Habakkuk’s Hope
“Look…and watch – be utterly amazed. For I am going to do something in your day that you would not believe even if I told you” - Habakkuk 1:5
I could hear the sirens in the background as my sister began to text me pictures of bright oranges flames surrounding the porch and leaping out the second story windows. The family homestead was burning. My older brother had gone in to get my 90-year-old grandpa, but unfortunately, they didn’t make it out.
It was December 19, 2020, almost Christmas – the season of hope – and instead of celebrating I would be heading back home to bury my older brother and grandpa, to comfort my grieving parents and help them start over again in their 60s. This wasn’t the first time I had gotten a call like this. Two years ago, my older brother who died in the fire, had called me to tell me that our youngest brother had committed suicide. We still to this day don’t know what happened there and the grief haunts our family.
How much tragedy can one family take? My parents have buried, not one, but TWO sons – their oldest and their youngest. The sheer heaviness of it all was just so much – still so much.
2020 was like that - just one tragedy after another. The challenges just kept coming for us all.
So, what are we supposed to do in the midst of the hurt and heartache? Overwhelming obstacles and unexpected challenges? When everything else in this world fails– houses burn, people die, friends betray, and jobs are lost? When all our hopes and dreams that we worked so hard for – just disappear in a matter of hours?
Those are the moments that define our faith.
Standing in the soot, ash covering my boots, I put my arms around my grieving mother and I questioned: God HOW MUCH MORE? Where ARE you in this? Don’t you see our grief? our pain? our suffering? And he whispered the words from Habakkuk to my heart: “Look…and watch – be utterly amazed. For I am going to do something in your day that you would not believe even if I told you” (Hab.1:5). You see, my heart was so full of grief that I was losing the forest for the trees. I couldn’t, and even now I struggle, to see how God is going to make beauty for ashes (Is. 61:3). God’s Word tells us “there may be pain in the night, but joy comes in the morning” (Ps. 30:5), and so many of us are in a dark, dark night.

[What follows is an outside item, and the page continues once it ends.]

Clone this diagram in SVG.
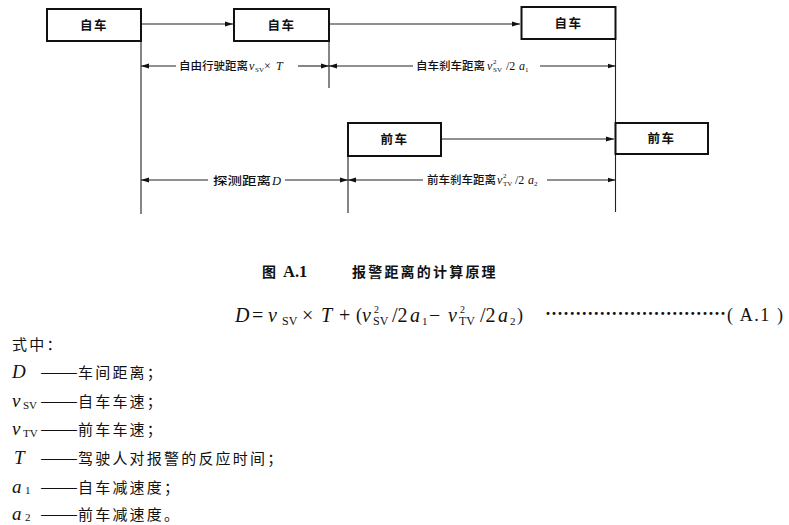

But God’s Word promises us that He is unfailing (Ro. 8:39), that He is constant (Is. 40:8, 28), that He will never leave us nor forsake us (Heb. 13:5) – and in times of grief and tragedy, when we just don’t know what God is doing, we have to trust that HE DOES. He sees the grand plan, and so like Habakkuk, I chose to “stand at my watch, and station myself on the ramparts; I will look to see what he will say” (Hab. 2:1). Won’t you join me, waiting to be utterly amazed?